If it sounds like a familiar tale, that’s because it is.
Last summer the club were in an almost identical situation, except only six contracted players were on the books ahead of pre-season. Almost a year on, and following relegation from the Championship, the club will have to go through that process again.
Outgoing manager Lee Clark took the decision to release 17 members of the squad, before walking away from the club himself; and the most high-profile player to leave has told Sky Sports News HQ that he feels sorry for those left behind.
There’s no question of Peter Clarke’s affection for Blackpool, where he has spent three spells as a player. But having moved back to Bloomfield Road almost a year ago he knows only too well what the remaining players have in store come July.
He was recruited in a haphazard pre-season where former manager Jose Riga was forced to fill in the blanks as friendly matches were cancelled. By the time the first game against Nottingham Forest came around Riga had a squad of 15 available. Blackpool were beaten, and eight months later they were preparing for life in League One.
“It’s a case of deja vu,” Clarke told Sky Sports News HQ, “it’s not a good base for any manager going in there. In one sense they’ve got a blank canvas to work with, but at the same time anyone who does go in there is going to want to make inroads into recruitment and it’s going to be difficult.”

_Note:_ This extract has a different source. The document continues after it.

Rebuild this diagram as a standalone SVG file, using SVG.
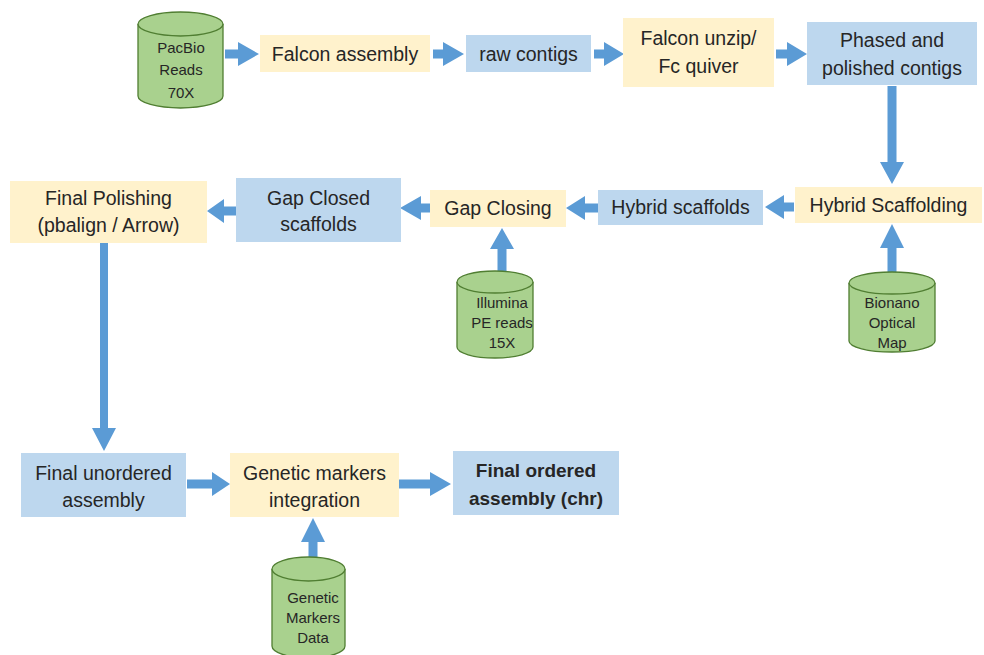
<svg xmlns="http://www.w3.org/2000/svg" width="984" height="655" viewBox="0 0 984 655">
<style>
.bg{fill:#ffffff}
.y{fill:#FFF2CC}
.b{fill:#BDD7EE}
.cyl{fill:#A9D18E;stroke:#507E32;stroke-width:1.3}
.arrow{fill:#5B9BD5}
text{font-family:"Liberation Sans",Arial,sans-serif;fill:#262626;text-anchor:middle}
.t{font-size:19.5px}
.tb{font-size:19px;font-weight:bold}
.c{font-size:15px}
</style>
<rect class="bg" x="0" y="0" width="984" height="655"/>
<g id="connectors">
<path class="arrow" d="M225,49.5H238V42L259,54L238,66V58.5H225Z"/>
<path class="arrow" d="M433,49.5H443V42L464,54L443,66V58.5H433Z"/>
<path class="arrow" d="M594,49.5H604V42L624,54L604,66V58.5H594Z"/>
<path class="arrow" d="M776,49.5H787V42L807,54L787,66V58.5H776Z"/>
<path class="arrow" d="M887.5,86V162H880L892,184L904,162H896.5V86Z"/>
<path class="arrow" d="M794,202.5H784V195L765,207L784,219V211.5H794Z"/>
<path class="arrow" d="M598,203.5H585V196L566,208L585,220V212.5H598Z"/>
<path class="arrow" d="M430,203.5H421V196L400,208L421,220V212.5H430Z"/>
<path class="arrow" d="M236,206.5H224V199L207,211L224,223V215.5H236Z"/>
<path class="arrow" d="M100,243V428H92L104,451L116,428H108V243Z"/>
<path class="arrow" d="M187,479.5H212V472L230,484L212,496V488.5H187Z"/>
<path class="arrow" d="M399,479.5H430V472L451,484L430,496V488.5H399Z"/>
<path class="arrow" d="M497.5,271V249H490L502,228L514,249H506.5V271Z"/>
<path class="arrow" d="M887.5,272V248H880L892,224L904,248H896.5V272Z"/>
<path class="arrow" d="M308.5,557V542H301L313,518L325,542H317.5V557Z"/>
</g>
<g id="pacbio">
<path class="cyl" d="M138,24V96A42.5,12 0 0 0 223,96V24"/>
<ellipse class="cyl" cx="180.5" cy="24" rx="42.5" ry="12"/>
<text class="c" x="181" y="53">PacBio</text>
<text class="c" x="181" y="75">Reads</text>
<text class="c" x="181" y="98">70X</text>
</g>
<g id="falcon-assembly">
<rect class="y" x="260" y="35" width="170" height="37"/>
<text class="t" x="345" y="61">Falcon assembly</text>
</g>
<g id="raw-contigs">
<rect class="b" x="466" y="35" width="125" height="37"/>
<text class="t" x="528.5" y="61">raw contigs</text>
</g>
<g id="falcon-unzip">
<rect class="y" x="623" y="18" width="151" height="69"/>
<text class="t" x="698.5" y="45">Falcon unzip/</text>
<text class="t" x="698.5" y="73">Fc quiver</text>
</g>
<g id="phased">
<rect class="b" x="807" y="22" width="170" height="63"/>
<text class="t" x="892" y="47">Phased and</text>
<text class="t" x="892" y="75">polished contigs</text>
</g>
<g id="hybrid-scaffolding">
<rect class="y" x="795" y="187" width="187" height="36"/>
<text class="t" x="888.5" y="212">Hybrid Scaffolding</text>
</g>
<g id="hybrid-scaffolds">
<rect class="b" x="598" y="190" width="165" height="35"/>
<text class="t" x="680.5" y="214">Hybrid scaffolds</text>
</g>
<g id="gap-closing">
<rect class="y" x="430" y="190" width="136" height="37"/>
<text class="t" x="498" y="215">Gap Closing</text>
</g>
<g id="gap-closed">
<rect class="b" x="236" y="178" width="165" height="64"/>
<text class="t" x="318.5" y="205">Gap Closed</text>
<text class="t" x="318.5" y="231">scaffolds</text>
</g>
<g id="final-polishing">
<rect class="y" x="10" y="181" width="197" height="62"/>
<text class="t" x="108.5" y="205">Final Polishing</text>
<text class="t" x="108.5" y="232">(pbalign / Arrow)</text>
</g>
<g id="illumina">
<path class="cyl" d="M457,282V347A38,11 0 0 0 533,347V282"/>
<ellipse class="cyl" cx="495" cy="282" rx="38" ry="11"/>
<text class="c" x="502" y="308">Illumina</text>
<text class="c" x="502" y="328">PE reads</text>
<text class="c" x="502" y="348">15X</text>
</g>
<g id="bionano">
<path class="cyl" d="M849,283V341A43,11 0 0 0 935,341V283"/>
<ellipse class="cyl" cx="892" cy="283" rx="43" ry="11"/>
<text class="c" x="892" y="308">Bionano</text>
<text class="c" x="892" y="328">Optical</text>
<text class="c" x="892" y="348">Map</text>
</g>
<g id="final-unordered">
<rect class="b" x="21" y="453" width="165" height="64"/>
<text class="t" x="103.5" y="480">Final unordered</text>
<text class="t" x="103.5" y="507">assembly</text>
</g>
<g id="genetic-markers-integration">
<rect class="y" x="230" y="453" width="169" height="64"/>
<text class="t" x="314.5" y="480">Genetic markers</text>
<text class="t" x="314.5" y="507">integration</text>
</g>
<g id="final-ordered">
<rect class="b" x="453" y="451" width="166" height="64"/>
<text class="tb" x="536" y="477">Final ordered</text>
<text class="tb" x="536" y="505">assembly (chr)</text>
</g>
<g id="genetic-markers-data">
<path class="cyl" d="M272,569V646A36.5,12 0 0 0 345,646V569"/>
<ellipse class="cyl" cx="308.5" cy="569" rx="36.5" ry="12"/>
<text class="c" x="313" y="603">Genetic</text>
<text class="c" x="313" y="623">Markers</text>
<text class="c" x="313" y="643">Data</text>
</g>
</svg>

A veteran of more than 550 career appearances Clarke was released despite being a near ever-present for Blackpool this season. He’s lifting the lid on what he downplays as a “tough” season for the Seasiders spent battling against the tide.
Set against the backdrop of basic training facilities, supporter protests and everyone having to wash their own kit – more than 50 different players represented the club at one point or another during the ill-fated campaign. As it stands only seven are guaranteed to return from the summer break.
And having been let go, the defender admits his thoughts are with those still under contract as he said: “Of course you have sympathy with them, it’s a tough environment to be in. It was challenging and you had to play the deal you were dealt. The sooner players learnt that the better. Some perhaps didn’t and fell by the wayside, while performances probably suffered.”
Clarke is now looking for a new chapter in his own playing career, although he admits the pressure to find a new footballing family is increased by trying to look after his own.
“It’s one of the hazards of the job. Your main priority is finding a new club and supporting your family, paying the bills and putting food on the table,” he said.
At 33 years old he knows it’s got to be the right offer for himself and his four children, and although he wants to stay in the Championship it could mean looking into Leagues One or Two, “I’m waiting for the phone to ring,” he says with a smile, “sometimes I wonder if it’s out of signal!”